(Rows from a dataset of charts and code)

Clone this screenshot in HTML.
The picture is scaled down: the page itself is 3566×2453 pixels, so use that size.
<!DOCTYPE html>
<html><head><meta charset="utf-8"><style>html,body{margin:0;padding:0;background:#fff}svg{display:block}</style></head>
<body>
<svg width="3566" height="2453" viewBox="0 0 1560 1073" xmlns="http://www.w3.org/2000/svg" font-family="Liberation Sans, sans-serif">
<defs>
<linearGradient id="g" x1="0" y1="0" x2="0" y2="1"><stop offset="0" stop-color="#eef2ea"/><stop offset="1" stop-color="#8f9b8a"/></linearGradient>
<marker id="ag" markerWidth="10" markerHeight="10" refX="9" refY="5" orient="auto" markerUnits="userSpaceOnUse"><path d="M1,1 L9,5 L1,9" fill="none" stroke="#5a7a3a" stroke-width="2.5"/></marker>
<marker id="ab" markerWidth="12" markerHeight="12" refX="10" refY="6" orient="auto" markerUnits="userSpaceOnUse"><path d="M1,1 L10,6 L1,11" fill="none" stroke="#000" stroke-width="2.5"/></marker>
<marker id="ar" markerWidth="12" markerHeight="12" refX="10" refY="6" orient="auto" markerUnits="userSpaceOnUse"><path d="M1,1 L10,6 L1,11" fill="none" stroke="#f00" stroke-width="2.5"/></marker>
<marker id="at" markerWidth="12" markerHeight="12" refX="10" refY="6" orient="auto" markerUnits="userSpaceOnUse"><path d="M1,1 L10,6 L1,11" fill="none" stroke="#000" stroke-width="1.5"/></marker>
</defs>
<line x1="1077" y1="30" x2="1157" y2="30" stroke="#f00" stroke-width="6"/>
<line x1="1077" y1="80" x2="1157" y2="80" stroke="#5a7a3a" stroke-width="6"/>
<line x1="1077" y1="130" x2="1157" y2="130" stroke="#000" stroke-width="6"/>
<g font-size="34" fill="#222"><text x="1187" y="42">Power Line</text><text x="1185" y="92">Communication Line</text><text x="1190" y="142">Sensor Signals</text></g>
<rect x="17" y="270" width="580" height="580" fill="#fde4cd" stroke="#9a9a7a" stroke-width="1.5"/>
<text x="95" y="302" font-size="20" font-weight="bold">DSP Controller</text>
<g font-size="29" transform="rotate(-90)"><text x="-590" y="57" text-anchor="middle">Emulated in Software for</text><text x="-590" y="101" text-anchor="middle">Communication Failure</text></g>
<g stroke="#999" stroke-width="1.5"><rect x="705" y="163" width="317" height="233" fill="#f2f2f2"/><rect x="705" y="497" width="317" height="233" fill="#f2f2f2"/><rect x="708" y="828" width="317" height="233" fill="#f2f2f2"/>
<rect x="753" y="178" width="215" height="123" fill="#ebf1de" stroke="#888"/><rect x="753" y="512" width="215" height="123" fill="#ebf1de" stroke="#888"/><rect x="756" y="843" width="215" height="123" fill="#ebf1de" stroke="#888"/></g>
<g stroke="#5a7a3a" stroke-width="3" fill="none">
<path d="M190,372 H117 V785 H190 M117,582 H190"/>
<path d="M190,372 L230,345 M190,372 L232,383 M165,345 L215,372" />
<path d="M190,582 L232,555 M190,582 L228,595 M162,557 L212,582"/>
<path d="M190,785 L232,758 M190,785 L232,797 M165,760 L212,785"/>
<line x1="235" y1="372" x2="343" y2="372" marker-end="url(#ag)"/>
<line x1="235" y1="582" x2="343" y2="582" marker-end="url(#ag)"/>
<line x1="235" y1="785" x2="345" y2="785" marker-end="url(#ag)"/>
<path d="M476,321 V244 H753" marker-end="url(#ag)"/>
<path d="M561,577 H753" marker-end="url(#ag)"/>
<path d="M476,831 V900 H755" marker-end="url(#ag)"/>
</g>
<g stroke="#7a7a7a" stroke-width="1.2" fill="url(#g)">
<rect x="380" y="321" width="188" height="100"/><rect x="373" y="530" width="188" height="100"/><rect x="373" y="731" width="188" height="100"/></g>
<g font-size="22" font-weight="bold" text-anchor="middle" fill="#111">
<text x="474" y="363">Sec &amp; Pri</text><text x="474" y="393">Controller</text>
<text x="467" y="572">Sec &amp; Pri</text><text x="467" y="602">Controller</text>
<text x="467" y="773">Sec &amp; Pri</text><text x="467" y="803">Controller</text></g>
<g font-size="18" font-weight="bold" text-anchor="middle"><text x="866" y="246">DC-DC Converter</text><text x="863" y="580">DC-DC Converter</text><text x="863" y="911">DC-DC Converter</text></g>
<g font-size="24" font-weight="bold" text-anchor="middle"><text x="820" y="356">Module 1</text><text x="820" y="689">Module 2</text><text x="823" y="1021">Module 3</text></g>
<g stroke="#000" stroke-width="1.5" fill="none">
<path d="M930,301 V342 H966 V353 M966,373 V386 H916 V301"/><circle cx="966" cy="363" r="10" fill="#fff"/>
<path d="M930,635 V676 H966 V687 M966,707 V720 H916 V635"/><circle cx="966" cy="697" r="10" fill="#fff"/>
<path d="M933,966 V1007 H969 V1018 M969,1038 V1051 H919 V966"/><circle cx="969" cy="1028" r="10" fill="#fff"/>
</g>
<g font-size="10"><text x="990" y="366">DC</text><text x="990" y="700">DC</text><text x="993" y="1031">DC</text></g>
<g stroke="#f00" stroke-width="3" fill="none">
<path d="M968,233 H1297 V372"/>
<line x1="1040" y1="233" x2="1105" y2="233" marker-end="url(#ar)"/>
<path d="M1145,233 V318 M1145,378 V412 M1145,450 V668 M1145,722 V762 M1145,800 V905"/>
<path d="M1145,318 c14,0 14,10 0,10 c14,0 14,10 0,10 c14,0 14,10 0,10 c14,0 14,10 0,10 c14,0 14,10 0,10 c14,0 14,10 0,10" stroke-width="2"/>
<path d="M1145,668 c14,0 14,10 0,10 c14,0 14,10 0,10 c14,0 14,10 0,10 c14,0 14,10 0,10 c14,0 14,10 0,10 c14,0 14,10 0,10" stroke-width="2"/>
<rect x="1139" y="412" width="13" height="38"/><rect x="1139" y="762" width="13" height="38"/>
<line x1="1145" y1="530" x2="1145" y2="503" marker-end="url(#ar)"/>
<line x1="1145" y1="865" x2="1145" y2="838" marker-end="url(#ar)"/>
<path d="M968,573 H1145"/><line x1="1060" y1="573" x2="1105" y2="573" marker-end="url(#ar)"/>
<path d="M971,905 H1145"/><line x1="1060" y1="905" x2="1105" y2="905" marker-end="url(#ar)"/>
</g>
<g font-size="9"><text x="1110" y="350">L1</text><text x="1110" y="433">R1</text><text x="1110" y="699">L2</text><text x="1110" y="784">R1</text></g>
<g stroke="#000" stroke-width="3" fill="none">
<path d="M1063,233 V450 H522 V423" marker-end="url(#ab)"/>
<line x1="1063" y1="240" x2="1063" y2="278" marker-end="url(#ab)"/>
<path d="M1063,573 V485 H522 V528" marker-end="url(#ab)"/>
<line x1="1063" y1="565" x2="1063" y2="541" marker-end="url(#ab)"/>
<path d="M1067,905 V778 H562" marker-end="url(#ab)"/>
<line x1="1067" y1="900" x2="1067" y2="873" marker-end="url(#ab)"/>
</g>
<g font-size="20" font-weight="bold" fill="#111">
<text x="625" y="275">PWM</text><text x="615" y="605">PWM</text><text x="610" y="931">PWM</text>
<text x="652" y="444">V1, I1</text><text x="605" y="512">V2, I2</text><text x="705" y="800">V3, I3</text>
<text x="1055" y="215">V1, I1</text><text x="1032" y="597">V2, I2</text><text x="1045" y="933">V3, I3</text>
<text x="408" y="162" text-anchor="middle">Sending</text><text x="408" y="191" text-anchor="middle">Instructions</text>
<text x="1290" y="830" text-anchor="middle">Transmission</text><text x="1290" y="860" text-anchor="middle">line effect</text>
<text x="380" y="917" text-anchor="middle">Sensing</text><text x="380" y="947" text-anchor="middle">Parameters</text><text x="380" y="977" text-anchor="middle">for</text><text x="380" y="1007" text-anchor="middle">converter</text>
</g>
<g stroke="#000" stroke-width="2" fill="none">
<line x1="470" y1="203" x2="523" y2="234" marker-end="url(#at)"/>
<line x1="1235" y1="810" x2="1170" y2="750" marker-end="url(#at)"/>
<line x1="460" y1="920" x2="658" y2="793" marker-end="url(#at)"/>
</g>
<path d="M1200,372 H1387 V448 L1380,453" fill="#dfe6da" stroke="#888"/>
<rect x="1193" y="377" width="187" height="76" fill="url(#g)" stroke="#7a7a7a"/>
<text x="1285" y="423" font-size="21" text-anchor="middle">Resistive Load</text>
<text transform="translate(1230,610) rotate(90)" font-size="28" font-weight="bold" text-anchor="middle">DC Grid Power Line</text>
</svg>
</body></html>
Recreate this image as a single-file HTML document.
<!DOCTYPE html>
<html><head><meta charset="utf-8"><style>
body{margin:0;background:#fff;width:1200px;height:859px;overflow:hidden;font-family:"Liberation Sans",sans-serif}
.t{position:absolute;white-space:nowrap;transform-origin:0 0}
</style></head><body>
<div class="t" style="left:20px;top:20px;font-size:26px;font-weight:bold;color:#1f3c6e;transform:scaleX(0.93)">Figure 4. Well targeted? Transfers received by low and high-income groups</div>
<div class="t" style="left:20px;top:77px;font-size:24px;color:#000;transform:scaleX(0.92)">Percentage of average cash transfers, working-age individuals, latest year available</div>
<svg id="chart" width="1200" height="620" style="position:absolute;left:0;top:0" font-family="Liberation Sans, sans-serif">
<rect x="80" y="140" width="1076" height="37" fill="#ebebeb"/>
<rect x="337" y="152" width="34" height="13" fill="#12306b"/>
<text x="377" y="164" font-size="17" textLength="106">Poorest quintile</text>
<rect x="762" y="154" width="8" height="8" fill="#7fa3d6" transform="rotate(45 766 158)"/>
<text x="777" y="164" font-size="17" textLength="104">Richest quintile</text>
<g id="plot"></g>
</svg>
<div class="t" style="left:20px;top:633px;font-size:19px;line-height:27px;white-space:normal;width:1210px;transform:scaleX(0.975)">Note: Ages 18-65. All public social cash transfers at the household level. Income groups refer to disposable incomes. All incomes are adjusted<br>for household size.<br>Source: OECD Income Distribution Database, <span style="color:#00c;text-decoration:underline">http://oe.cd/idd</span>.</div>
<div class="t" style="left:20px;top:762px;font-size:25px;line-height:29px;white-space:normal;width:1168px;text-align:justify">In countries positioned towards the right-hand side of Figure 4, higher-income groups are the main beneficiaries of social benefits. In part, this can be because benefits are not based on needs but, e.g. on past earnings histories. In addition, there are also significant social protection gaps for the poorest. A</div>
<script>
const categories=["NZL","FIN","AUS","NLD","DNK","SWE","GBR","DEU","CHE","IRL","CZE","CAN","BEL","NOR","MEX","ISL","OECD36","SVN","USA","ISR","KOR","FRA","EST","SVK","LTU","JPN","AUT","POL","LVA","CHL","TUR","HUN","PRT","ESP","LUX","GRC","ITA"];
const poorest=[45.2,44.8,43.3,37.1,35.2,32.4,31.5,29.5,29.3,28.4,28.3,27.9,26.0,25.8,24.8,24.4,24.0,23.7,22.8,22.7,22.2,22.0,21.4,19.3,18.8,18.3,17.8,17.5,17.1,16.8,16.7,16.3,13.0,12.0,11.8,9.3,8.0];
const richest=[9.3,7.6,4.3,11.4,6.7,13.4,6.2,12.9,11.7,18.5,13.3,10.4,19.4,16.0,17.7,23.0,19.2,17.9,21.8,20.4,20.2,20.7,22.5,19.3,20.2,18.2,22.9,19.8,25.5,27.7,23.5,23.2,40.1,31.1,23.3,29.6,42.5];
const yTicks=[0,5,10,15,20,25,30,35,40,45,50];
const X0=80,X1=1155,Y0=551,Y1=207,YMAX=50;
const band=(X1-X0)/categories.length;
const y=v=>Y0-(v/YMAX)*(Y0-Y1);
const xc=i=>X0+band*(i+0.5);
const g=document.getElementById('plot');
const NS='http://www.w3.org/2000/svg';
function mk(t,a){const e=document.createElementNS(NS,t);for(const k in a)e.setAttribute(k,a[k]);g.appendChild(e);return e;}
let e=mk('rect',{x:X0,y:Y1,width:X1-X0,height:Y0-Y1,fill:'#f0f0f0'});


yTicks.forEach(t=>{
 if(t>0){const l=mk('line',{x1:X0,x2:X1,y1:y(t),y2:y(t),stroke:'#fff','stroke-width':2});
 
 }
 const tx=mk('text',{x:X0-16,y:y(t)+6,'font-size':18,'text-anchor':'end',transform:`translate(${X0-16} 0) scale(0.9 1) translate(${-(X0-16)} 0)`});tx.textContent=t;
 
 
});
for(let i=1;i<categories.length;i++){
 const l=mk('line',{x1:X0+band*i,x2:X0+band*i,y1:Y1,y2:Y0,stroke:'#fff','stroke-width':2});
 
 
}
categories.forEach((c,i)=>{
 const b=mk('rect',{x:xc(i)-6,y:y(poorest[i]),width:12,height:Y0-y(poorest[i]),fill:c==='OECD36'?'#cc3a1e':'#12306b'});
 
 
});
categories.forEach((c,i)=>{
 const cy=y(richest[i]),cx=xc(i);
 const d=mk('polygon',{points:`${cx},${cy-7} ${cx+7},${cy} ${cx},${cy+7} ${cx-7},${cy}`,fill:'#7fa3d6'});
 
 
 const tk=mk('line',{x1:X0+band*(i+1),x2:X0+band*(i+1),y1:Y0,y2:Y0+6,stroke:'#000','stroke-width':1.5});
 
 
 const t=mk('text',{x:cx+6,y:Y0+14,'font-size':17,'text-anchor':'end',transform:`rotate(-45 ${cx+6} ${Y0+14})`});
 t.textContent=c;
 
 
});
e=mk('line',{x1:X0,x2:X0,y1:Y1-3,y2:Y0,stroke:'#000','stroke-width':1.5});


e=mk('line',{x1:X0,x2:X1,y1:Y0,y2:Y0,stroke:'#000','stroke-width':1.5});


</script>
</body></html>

Aim: Display every line of the listing that contains the string "document".

Exercise solution:
Recreate this image as a single-file HTML document.
const g=document.getElementById('plot');
function mk(t,a){const e=document.createElementNS(NS,t);for(const k in a)e.setAttribute(k,a[k]);g.appendChild(e);return e;}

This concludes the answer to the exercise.